Personal information
- Born: February 26, 1940 (age 86) Vernon, Texas, U.S.
- Listed height: 6 ft 4 in (1.93 m)
- Listed weight: 220 lb (100 kg)

Career information
- High school: Vernon
- College: Texas Tech
- NFL draft: 1967: undrafted

Career history
- Dallas Cowboys (1967)*; Chicago Bears (1967–1973); Dallas Cowboys (1974);
- * Offseason or practice squad member only

Career NFL statistics
- Field goals: 101/190
- Field goal %: 53.2
- Longest field goal: 50
- Stats at Pro Football Reference

= Mac Percival =

American football player (born 1940)

Mac Percival (February 26, 1940 - September 17, 2026) was an American former professional football player who was a placekicker in the National Football League (NFL) for the Chicago Bears and Dallas Cowboys. He played college basketball at Texas Tech Red Raiders.

==Early life==
Percival attended Vernon High School. He used a straight-away style as one of the kickers for the football team, but was only involved in kickoffs and extra points. He also lettered in basketball, which was his main sport.

He accepted a basketball scholarship from Texas Tech University, but did not play football during his time in college.

==Professional career==
===Dallas Cowboys (first stint)===
In the Sixties, the Dallas Cowboys employed a kicking caravan search to unearth potential kickers.
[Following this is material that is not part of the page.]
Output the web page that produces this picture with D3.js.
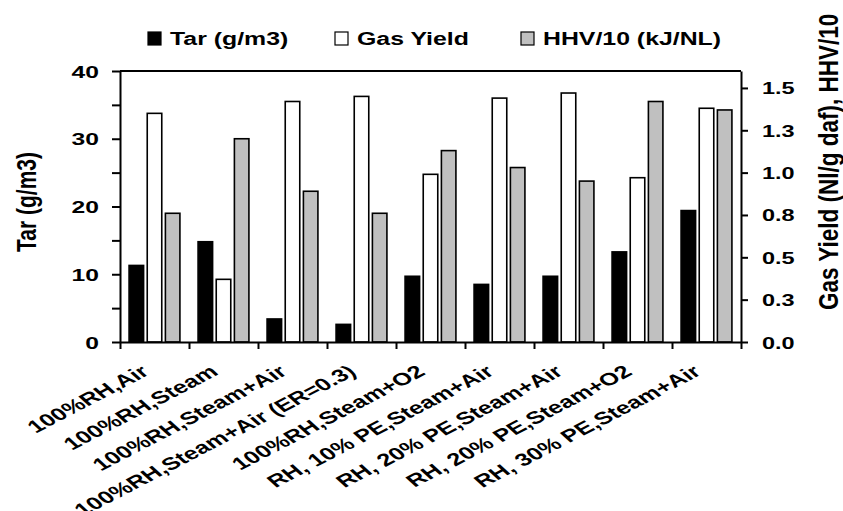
<!DOCTYPE html>
<html>
<head>
<meta charset="utf-8">
<script src="https://cdn.jsdelivr.net/npm/d3@7"></script>
<style>
  body { margin: 0; background: #fff; }
  svg { display: block; }
  text { font-family: "Liberation Sans", Arial, sans-serif; font-weight: bold; fill: #000; }
</style>
</head>
<body>
<svg id="chart" width="843" height="511"></svg>
<script>
// --- Data ---
const categories = [
  "100%RH,Air",
  "100%RH,Steam",
  "100%RH,Steam+Air",
  "100%RH,Steam+Air (ER=0.3)",
  "100%RH,Steam+O2",
  "RH, 10% PE,Steam+Air",
  "RH, 20% PE,Steam+Air",
  "RH, 20% PE,Steam+O2",
  "RH, 30% PE,Steam+Air"
];
const tar = [11.3, 14.8, 3.4, 2.6, 9.7, 8.5, 9.7, 13.3, 19.4];        // g/m3, left axis
const gasYield = [1.35, 0.37, 1.42, 1.45, 0.99, 1.44, 1.47, 0.97, 1.38]; // Nl/g daf, right axis
const hhv = [0.76, 1.20, 0.89, 0.76, 1.13, 1.03, 0.95, 1.42, 1.37];      // HHV/10, right axis

const leftTicks = [0, 5, 10, 15, 20, 25, 30, 35, 40];
const leftLabels = [0, 10, 20, 30, 40];
const rightTicks = [0, 0.25, 0.5, 0.75, 1.0, 1.25, 1.5];

const series = [
  { key: "tar", name: "Tar (g/m3)", values: tar, axis: "left", fill: "#000000" },
  { key: "gas", name: "Gas Yield", values: gasYield, axis: "right", fill: "#ffffff" },
  { key: "hhv", name: "HHV/10 (kJ/NL)", values: hhv, axis: "right", fill: "#c0c0c0" }
];

// --- Layout ---
const PLOT = { left: 120, right: 741, top: 71, bottom: 342 };

const svg = d3.select("#chart");

const x0 = d3.scaleBand().domain(categories).range([PLOT.left, PLOT.right]);
const x1 = d3.scaleBand().domain(series.map(s => s.key))
  .range([0, x0.bandwidth()]).paddingInner(0.2).paddingOuter(0.5);
const yLeft = d3.scaleLinear().domain([0, 40]).range([PLOT.bottom, PLOT.top]);
const yRight = d3.scaleLinear().domain([0, 1.6]).range([PLOT.bottom, PLOT.top]);

// --- Bars ---
const groups = svg.append("g").selectAll("g")
  .data(categories)
  .join("g")
  .attr("transform", d => `translate(${x0(d)},0)`);

groups.selectAll("rect")
  .data((c, i) => series.map(s => ({ s, v: s.values[i] })))
  .join("rect")
  .attr("x", d => x1(d.s.key))
  .attr("width", x1.bandwidth())
  .attr("y", d => (d.s.axis === "left" ? yLeft : yRight)(d.v))
  .attr("height", d => PLOT.bottom - (d.s.axis === "left" ? yLeft : yRight)(d.v))
  .attr("fill", d => d.s.fill)
  .attr("stroke", "#000")
  .attr("stroke-width", 1.6);

// --- Axes ---
const axisStyle = g => {
  g.selectAll(".domain").attr("stroke-width", 2);
  g.selectAll(".tick line").attr("stroke-width", 2);
  g.selectAll(".tick text").remove();
};

svg.append("g")
  .attr("transform", `translate(${PLOT.left},0)`)
  .call(d3.axisLeft(yLeft).tickValues(leftTicks).tickSize(8).tickSizeOuter(0))
  .call(axisStyle);

svg.append("g")
  .attr("transform", `translate(${PLOT.right},0)`)
  .call(d3.axisRight(yRight).tickValues(rightTicks).tickSize(7).tickSizeOuter(0))
  .call(axisStyle);

const boundaries = categories.map(c => x0(c)).concat([PLOT.right]);
svg.append("g")
  .attr("transform", `translate(0,${PLOT.bottom})`)
  .call(d3.axisBottom(d3.scaleLinear().domain([PLOT.left, PLOT.right]).range([PLOT.left, PLOT.right]))
    .tickValues(boundaries).tickSize(7).tickSizeOuter(0))
  .call(axisStyle);

// top border of the plot area
svg.append("line")
  .attr("x1", PLOT.left).attr("x2", PLOT.right)
  .attr("y1", PLOT.top).attr("y2", PLOT.top)
  .attr("stroke", "#000").attr("stroke-width", 2);

// --- Tick labels (stretched sideways like the source image) ---
svg.append("g").selectAll("text")
  .data(leftLabels)
  .join("text")
  .attr("transform", d => `translate(99,${yLeft(d) + 6.5}) scale(1.45,1)`)
  .attr("text-anchor", "end")
  .attr("font-size", 17)
  .text(d => d);

svg.append("g").selectAll("text")
  .data(rightTicks)
  .join("text")
  .attr("transform", d => `translate(762,${yRight(d) + 6.5}) scale(1.38,1)`)
  .attr("font-size", 17)
  .text(d => d.toFixed(1));

// category labels, rotated (the long fourth one runs off the bottom, as in the source)
svg.append("g").selectAll("text")
  .data(categories)
  .join("text")
  .attr("transform", d => `translate(${x0(d) + x0.bandwidth() / 2 - 4},374) scale(1.45,1) rotate(-37)`)
  .attr("text-anchor", "end")
  .attr("font-size", 17.5)
  .text(d => d);

// --- Axis titles ---
svg.append("text")
  .attr("transform", `translate(36,202) scale(1.35,1) rotate(-90)`)
  .attr("text-anchor", "middle")
  .attr("font-size", 21)
  .text("Tar (g/m3)");

svg.append("text")
  .attr("transform", `translate(838,310) scale(1.25,1) rotate(-90)`)
  .attr("font-size", 22.5)
  .text("Gas Yield (Nl/g daf), HHV/10");

// --- Legend ---
const legendX = [148, 335, 521];
const legend = svg.append("g").selectAll("g")
  .data(series)
  .join("g")
  .attr("transform", (d, i) => `translate(${legendX[i]},32)`);

legend.append("rect")
  .attr("width", 13).attr("height", 13)
  .attr("fill", d => d.fill)
  .attr("stroke", "#000").attr("stroke-width", 1.2);

legend.append("text")
  .attr("transform", `translate(22,13) scale(1.38,1)`)
  .attr("font-size", 18)
  .text(d => d.name);
</script>
</body>
</html>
Percival was signed as an undrafted free agent after the 1967 NFL/AFL draft, based on his performance in one of those searches, even though he never played a down of college football and that he had spent four years after college as a high school teacher.

On September 6, he was traded along with tight end Austin Denney to the Chicago Bears in exchange for a third round draft choice (#71-Ed Harmon).

===Chicago Bears===
In 1967, the Chicago Bears acquired Percival to replace kicker Roger LeClerc. In his rookie season, he made 13 out of 26 field goals after appearing in 14 games.

In 1968, with the coaching help of Ben Agajanian, he refined his technique and went on to make 25 out of 36 field goals, while scoring 100 points and becoming only the third player in franchise history to achieve that mark in a season. He is also the last Bears kicker to make five field goals in a game, which he accomplished against the Philadelphia Eagles on October 10, during a 29–16 win.

During his tenure with the Bears, he made 99 out of 182 field goals (54.4%) and scored 456 points.

===Dallas Cowboys (second stint)===
On September 10, 1974, he was acquired by the Dallas Cowboys to replace George Hunt. He only lasted three games before being replaced by Efren Herrera.

==Free kick==
In 1968, the Bears were facing their longtime rival Green Bay Packers. With :26 remaining in the game with the score tied at 10–10, Bears returner Cecil Turner fair-caught a Packers punt at the Packers 43-yard line. The Bears decided to kick the game-winning kick as a fair catch kick, which has rarely been done before. Percival was able to make the 43-yarder to win the game. The kick was Percival's second game-winner, as he kicked a 47-yarder with :03 left against their rival in Minnesota to give the Bears a 26–24 win at Wrigley Field the week before.

Four years later in a 1972 exhibition game against the Houston Oilers, Percival once again attempted a free kick. However, this time, the kick, which was 50 yards, missed. The Bears still won 20–17.